O efeito catastrófico dessa capciosa manobra política foi a completa passividade da militância de esquerda, que contribuiu para a construção irresponsável de uma certeza ilusória da vitória de Lula logo no primeiro turno – apesar das alianças do PT e de Lula e independente daquilo que a vanguarda pudesse fazer, o destino vitorioso estava definido segundo o PSOL e sua direção. Ao final da apuração vimos um cenário totalmente diferente com a eleição de uma maioria de extrema-direita no parlamento e o bolsonarismo em ofensiva. Ou seja, uma capitulação em sua ampla totalidade, do princípio da independência de classe às táticas e passando pelo abandono das estratégias fundamentais, o que contribuiu imensamente para manter a esquerda em uma posição defensiva e aquém do que deveria e deve ser colocado em prática para a derrota categórica do neofascismo. Em uma eleição atípica – extraordinária -, com uma força de extrema-direita inédita que ameaça nossas liberdades democráticas, a adaptação e orientação política do PSOL pode ser encarada como uma das maiores traições na história da esquerda socialista do país. 

O bolsonarismo, por sua vez, foi capaz de capturar as insatisfações populares onde combinou o uso de forma eleitoreira a máquina do estado para atingir a população mais empobrecida e a classe média baixa com a tomada das ruas por toda sua militância regressiva, violenta e conservadora para impor sua manutenção no poder e o seu projeto. Ao apropriar-se dos métodos da própria esquerda revolucionária, o bolsonarismo pode, efetivamente, gerar uma situação extremamente perigosa para a maioria dos votantes que tendem, apesar de uma ligeira vantagem, a eleger Lula no dia 30 de outubro. 

Ao deixar esse “vácuo” nas ruas, a esquerda presenteou ao bolsonarismo um espaço de vitalidade para que este pudesse se recuperar e se fortalecer politicamente. Os resultados das urnas no primeiro turno são um reflexo disso.

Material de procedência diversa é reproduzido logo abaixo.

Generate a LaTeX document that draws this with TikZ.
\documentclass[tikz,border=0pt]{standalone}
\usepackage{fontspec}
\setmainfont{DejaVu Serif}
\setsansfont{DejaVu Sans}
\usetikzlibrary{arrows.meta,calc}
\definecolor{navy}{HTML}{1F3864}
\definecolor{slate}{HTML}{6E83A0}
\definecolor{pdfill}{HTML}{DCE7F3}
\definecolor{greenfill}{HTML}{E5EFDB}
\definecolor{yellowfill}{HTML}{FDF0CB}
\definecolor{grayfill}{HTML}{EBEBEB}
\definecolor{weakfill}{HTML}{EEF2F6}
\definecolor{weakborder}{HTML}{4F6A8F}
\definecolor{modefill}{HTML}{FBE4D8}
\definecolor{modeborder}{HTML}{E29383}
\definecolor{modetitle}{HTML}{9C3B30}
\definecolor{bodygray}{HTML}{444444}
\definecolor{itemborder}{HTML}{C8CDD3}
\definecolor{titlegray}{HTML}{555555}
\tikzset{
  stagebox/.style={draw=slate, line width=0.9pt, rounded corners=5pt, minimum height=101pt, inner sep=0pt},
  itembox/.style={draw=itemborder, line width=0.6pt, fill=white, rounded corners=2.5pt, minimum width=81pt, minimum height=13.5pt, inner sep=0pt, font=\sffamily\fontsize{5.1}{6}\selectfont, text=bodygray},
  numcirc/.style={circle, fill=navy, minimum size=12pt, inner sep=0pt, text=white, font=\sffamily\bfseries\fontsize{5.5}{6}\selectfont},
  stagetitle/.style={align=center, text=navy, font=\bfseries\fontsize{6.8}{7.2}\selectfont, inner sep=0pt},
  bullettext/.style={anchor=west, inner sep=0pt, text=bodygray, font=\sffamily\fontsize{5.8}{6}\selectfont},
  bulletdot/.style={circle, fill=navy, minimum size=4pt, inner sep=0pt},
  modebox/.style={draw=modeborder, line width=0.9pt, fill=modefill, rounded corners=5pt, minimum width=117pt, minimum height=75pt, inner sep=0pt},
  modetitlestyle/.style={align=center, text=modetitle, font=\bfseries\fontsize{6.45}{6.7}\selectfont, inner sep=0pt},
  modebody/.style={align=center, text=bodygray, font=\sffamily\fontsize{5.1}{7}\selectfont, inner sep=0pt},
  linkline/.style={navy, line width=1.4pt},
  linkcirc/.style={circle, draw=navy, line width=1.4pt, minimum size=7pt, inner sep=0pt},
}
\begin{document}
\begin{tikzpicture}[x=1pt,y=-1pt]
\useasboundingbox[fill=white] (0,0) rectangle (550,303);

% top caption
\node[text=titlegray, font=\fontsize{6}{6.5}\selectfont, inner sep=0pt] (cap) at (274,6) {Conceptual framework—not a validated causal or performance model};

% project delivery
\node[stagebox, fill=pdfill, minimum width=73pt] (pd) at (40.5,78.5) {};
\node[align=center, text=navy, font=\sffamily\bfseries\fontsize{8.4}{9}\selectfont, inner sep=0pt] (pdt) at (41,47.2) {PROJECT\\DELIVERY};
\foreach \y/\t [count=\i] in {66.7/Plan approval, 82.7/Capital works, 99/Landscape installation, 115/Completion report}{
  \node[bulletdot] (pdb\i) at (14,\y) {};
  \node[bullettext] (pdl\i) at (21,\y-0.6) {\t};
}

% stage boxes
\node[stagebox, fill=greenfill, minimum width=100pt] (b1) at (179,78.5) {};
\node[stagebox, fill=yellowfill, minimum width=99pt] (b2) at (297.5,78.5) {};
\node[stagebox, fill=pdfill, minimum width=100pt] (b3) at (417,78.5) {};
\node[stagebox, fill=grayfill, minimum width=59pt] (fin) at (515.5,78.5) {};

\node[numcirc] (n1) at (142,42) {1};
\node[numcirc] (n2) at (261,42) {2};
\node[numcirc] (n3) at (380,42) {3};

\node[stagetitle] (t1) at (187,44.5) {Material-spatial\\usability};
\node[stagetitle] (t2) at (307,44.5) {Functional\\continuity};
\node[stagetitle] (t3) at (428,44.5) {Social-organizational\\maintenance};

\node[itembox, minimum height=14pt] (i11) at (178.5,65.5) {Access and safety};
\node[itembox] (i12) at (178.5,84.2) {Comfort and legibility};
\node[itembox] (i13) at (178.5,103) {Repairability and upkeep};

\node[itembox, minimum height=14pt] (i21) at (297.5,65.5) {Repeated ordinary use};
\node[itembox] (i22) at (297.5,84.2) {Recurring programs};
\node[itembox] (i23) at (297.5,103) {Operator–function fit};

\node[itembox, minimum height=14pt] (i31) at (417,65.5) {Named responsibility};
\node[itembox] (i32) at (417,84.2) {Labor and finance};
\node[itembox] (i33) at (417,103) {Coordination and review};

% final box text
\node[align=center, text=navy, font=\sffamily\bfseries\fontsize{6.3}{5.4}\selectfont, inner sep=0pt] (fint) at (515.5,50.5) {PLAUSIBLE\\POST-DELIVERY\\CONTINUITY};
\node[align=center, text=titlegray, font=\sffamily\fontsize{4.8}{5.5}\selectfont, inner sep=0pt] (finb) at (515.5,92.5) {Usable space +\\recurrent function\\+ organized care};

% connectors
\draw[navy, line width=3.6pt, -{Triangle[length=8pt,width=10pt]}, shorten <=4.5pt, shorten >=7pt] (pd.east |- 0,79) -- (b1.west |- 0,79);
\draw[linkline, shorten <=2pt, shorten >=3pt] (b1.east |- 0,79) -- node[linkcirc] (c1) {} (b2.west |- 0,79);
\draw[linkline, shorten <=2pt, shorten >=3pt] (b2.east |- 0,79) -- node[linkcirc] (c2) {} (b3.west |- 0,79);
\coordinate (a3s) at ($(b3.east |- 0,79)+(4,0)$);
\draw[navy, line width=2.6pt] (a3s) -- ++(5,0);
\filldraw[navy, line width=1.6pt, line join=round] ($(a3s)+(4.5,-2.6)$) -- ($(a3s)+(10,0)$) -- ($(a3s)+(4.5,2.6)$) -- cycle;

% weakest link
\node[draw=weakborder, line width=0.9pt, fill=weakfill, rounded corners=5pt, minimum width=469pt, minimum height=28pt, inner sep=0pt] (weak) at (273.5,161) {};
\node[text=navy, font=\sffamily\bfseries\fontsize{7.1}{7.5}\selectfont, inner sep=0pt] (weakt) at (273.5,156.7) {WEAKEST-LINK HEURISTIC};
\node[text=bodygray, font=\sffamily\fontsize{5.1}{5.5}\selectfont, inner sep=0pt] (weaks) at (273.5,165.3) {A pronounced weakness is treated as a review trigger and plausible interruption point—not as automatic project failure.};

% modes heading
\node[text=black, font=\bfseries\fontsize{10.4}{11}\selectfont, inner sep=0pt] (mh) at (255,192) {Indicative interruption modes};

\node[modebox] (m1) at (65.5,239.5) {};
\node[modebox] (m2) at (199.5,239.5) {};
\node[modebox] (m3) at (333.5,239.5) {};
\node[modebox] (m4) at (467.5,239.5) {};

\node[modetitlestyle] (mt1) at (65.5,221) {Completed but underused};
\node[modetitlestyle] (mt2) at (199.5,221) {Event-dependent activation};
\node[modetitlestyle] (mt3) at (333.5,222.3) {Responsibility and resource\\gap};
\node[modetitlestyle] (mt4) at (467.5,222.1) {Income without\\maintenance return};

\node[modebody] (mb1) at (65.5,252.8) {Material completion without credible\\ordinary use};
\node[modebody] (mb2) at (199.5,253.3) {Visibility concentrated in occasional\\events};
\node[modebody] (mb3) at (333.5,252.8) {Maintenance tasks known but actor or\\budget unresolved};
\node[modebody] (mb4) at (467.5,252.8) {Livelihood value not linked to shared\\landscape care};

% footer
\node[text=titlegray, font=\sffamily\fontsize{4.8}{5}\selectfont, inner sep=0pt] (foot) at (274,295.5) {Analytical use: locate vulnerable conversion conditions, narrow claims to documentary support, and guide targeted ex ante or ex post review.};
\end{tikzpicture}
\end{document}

O bolsonarismo sai vitorioso em diversas instâncias de poder, em diversas localidades do país e com o apoio de boa parte da classe média e da maior parte da classe dominante, principalmente a rural. Uma demonstração da consolidação dessa força política que estará ativa para o próximo período mesmo que perca no segundo turno. 

Essa realidade agora cala fundo no coração da militância e bases da esquerda adaptada, que sente o sonho do “Brasil feliz de novo” e a figura hercúlea de Lula patinando em meio à incerteza do cenário eleitoral. Tamanha traição está na conta das direções majoritárias do movimento de massas – majoritariamente lulistas – e também da direção do PSOL que liquidou toda a capacidade do partido de lutar contra essa estratégia ao ingressar na frente Lula-Alckmin.

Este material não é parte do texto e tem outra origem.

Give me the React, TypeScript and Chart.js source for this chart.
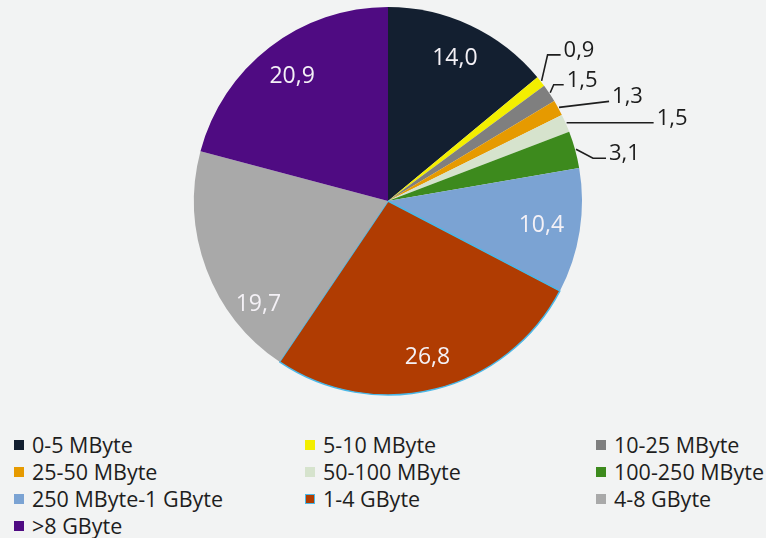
import React, { useEffect, useRef } from "react";
import { Chart, registerables } from "chart.js";

Chart.register(...registerables);

const categories = [
  "0-5 MByte",
  "5-10 MByte",
  "10-25 MByte",
  "25-50 MByte",
  "50-100 MByte",
  "100-250 MByte",
  "250 MByte-1 GByte",
  "1-4 GByte",
  "4-8 GByte",
  ">8 GByte",
];
const values = [14.0, 0.9, 1.5, 1.3, 1.5, 3.1, 10.4, 26.8, 19.7, 20.9];
const valueLabels = ["14,0", "0,9", "1,5", "1,3", "1,5", "3,1", "10,4", "26,8", "19,7", "20,9"];
const colors = [
  "#131f30",
  "#f3ee00",
  "#7f7f7f",
  "#e69a00",
  "#d6e3cd",
  "#3d8a1d",
  "#7ba3d3",
  "#b03c02",
  "#a9a9a9",
  "#4f0b82",
];
const borderColors = colors.map((c, i) => (i === 7 ? "#4ab8e8" : c));
const borderWidths = colors.map((_, i) => (i === 7 ? 1.5 : 0));

// label layout styles: inside labels (radial factor, angle shift deg) or outside (elbow, horizontal run)
type LabelStyle =
  | { mode: "in"; rf: number; shift: number }
  | { mode: "out"; ex: number; ey: number; h: number };
const labelStyles: LabelStyle[] = [
  { mode: "in", rf: 0.81, shift: 0 },
  { mode: "out", ex: 6, ey: -26, h: 13 },
  { mode: "out", ex: 3.5, ey: -8, h: 10 },
  { mode: "out", ex: 50, ey: -6, h: 0 },
  { mode: "out", ex: 87, ey: 0, h: 0 },
  { mode: "out", ex: 17, ey: 9, h: 13 },
  { mode: "in", rf: 0.8, shift: 0 },
  { mode: "in", rf: 0.83, shift: 0 },
  { mode: "in", rf: 0.855, shift: -18 },
  { mode: "in", rf: 0.81, shift: 0 },
];

const labelPlugin = {
  id: "pieLabels",
  afterDatasetsDraw(chart: any) {
    const ctx = chart.ctx as CanvasRenderingContext2D;
    const meta = chart.getDatasetMeta(0);
    meta.data.forEach((arc: any, i: number) => {
      const { x, y, startAngle, endAngle, outerRadius } = arc.getProps(
        ["x", "y", "startAngle", "endAngle", "outerRadius"],
        true
      );
      const mid = (startAngle + endAngle) / 2;
      const st = labelStyles[i];
      ctx.save();
      if (st.mode === "in") {
        const a = mid + (st.shift * Math.PI) / 180;
        const r = outerRadius * st.rf;
        ctx.font = '23px "Open Sans"';
        ctx.fillStyle = "#f4f1f6";
        ctx.textAlign = "center";
        ctx.textBaseline = "middle";
        ctx.fillText(valueLabels[i], x + Math.cos(a) * r, y + Math.sin(a) * r);
      } else {
        const sx = x + Math.cos(mid) * (outerRadius + 1);
        const sy = y + Math.sin(mid) * (outerRadius + 1);
        const exx = sx + st.ex;
        const eyy = sy + st.ey;
        const endX = exx + st.h;
        ctx.strokeStyle = "#1e1e1e";
        ctx.lineWidth = 1.6;
        ctx.beginPath();
        ctx.moveTo(sx, sy);
        ctx.lineTo(exx, eyy);
        if (st.h > 0) ctx.lineTo(endX, eyy);
        ctx.stroke();
        ctx.font = '22px "Open Sans"';
        ctx.fillStyle = "#1c1c1c";
        ctx.textAlign = "left";
        ctx.textBaseline = "alphabetic";
        ctx.fillText(valueLabels[i], endX + 3, eyy + 2);
      }
      ctx.restore();
    });
  },
};

export default function App() {
  const ref = useRef<HTMLCanvasElement | null>(null);
  useEffect(() => {
    if (!ref.current) return;
    const chart = new Chart(ref.current, {
      type: "pie",
      data: {
        labels: categories,
        datasets: [
          {
            data: values,
            backgroundColor: colors,
            borderColor: borderColors,
            borderWidth: borderWidths,
            radius: 194,
          } as any,
        ],
      },
      options: {
        responsive: false,
        maintainAspectRatio: false,
        animation: false,
        layout: { padding: { left: 10 } },
        plugins: {
          legend: { display: false },
          tooltip: { enabled: false },
        },
      } as any,
      plugins: [labelPlugin],
    });
    return () => chart.destroy();
  }, []);

  const colLefts = [14, 305, 596];
  return (
    <div
      style={{
        position: "absolute",
        left: 0,
        top: 0,
        width: 766,
        height: 538,
        background: "#f2f3f3",
        overflow: "hidden",
        fontFamily: '"Open Sans", sans-serif',
      }}
    >
      <canvas
        ref={ref}
        width={766}
        height={402}
        style={{ position: "absolute", left: 0, top: 0, width: 766, height: 402 }}
      />
      {categories.map((c, i) => {
        const row = Math.floor(i / 3);
        const col = i % 3;
        return (
          <div
            key={c}
            style={{
              position: "absolute",
              left: colLefts[col],
              top: 431 + row * 27,
              height: 27,
              lineHeight: "27px",
              display: "flex",
              alignItems: "center",
              fontSize: 21.5,
              color: "#1e1e1e",
              whiteSpace: "nowrap",
            }}
          >
            <span
              style={{
                display: "inline-block",
                width: 10,
                height: 10,
                boxSizing: "border-box",
                background: colors[i],
                border: i === 7 ? "1.5px solid #4ab8e8" : "none",
                marginRight: 8,
              }}
            />
            <span>{c}</span>
          </div>
        );
      })}
    </div>
  );
}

É pelas ruas que o fascismo recua 

É com um cenário extremamente perigoso e preocupante, no qual o bolsonarismo já é uma força consolidada a ser enfrentada no próximo período, e que pode virar o jogo eleitoral pela força ao acionar a sua base neofascista se não tomarmos efetivamente as ruas, que reivindicamos mais uma vez a necessidade da organização e mobilização da luta direta nessa reta final de campanha.

Por toda a responsabilidade que carrega o lulismo e sua burocracia, é urgente que Lula, o PT, as centrais sindicais, o movimento estudantil, os movimentos sociais e todo o bloco político em torno da candidatura do petista, para derrotar Bolsonaro, se empenhem em convocar a militância para a luta e o enfrentamento do neofascismo pelas ruas antes, durante e depois do dia 30 de outubro.

Temos que ir para além da política passivista (conhecida também como quietista) e possibilista do PT e do PSOL se quisermos sair vitoriosos desse processo. Esse é o momento de organizar Comitês Unificados de Luta Anti-golpista em todas as regiões do país, em todas as estruturas, cujas tarefas prioritárias sejam chamar voto crítico em Lula e Haddad e formular um calendário nacional de mobilização. Desta forma, não permitir que as ameaças golpistas de impedir que os eleitores de Lula possam votar livremente se concretizem. Isso se faz com a mais ampla unidade de ação e com um programa que atenda às necessidades mais urgentes e concretas da população. 

Vamos à luta, que o fascismo se derrota pelas ruas!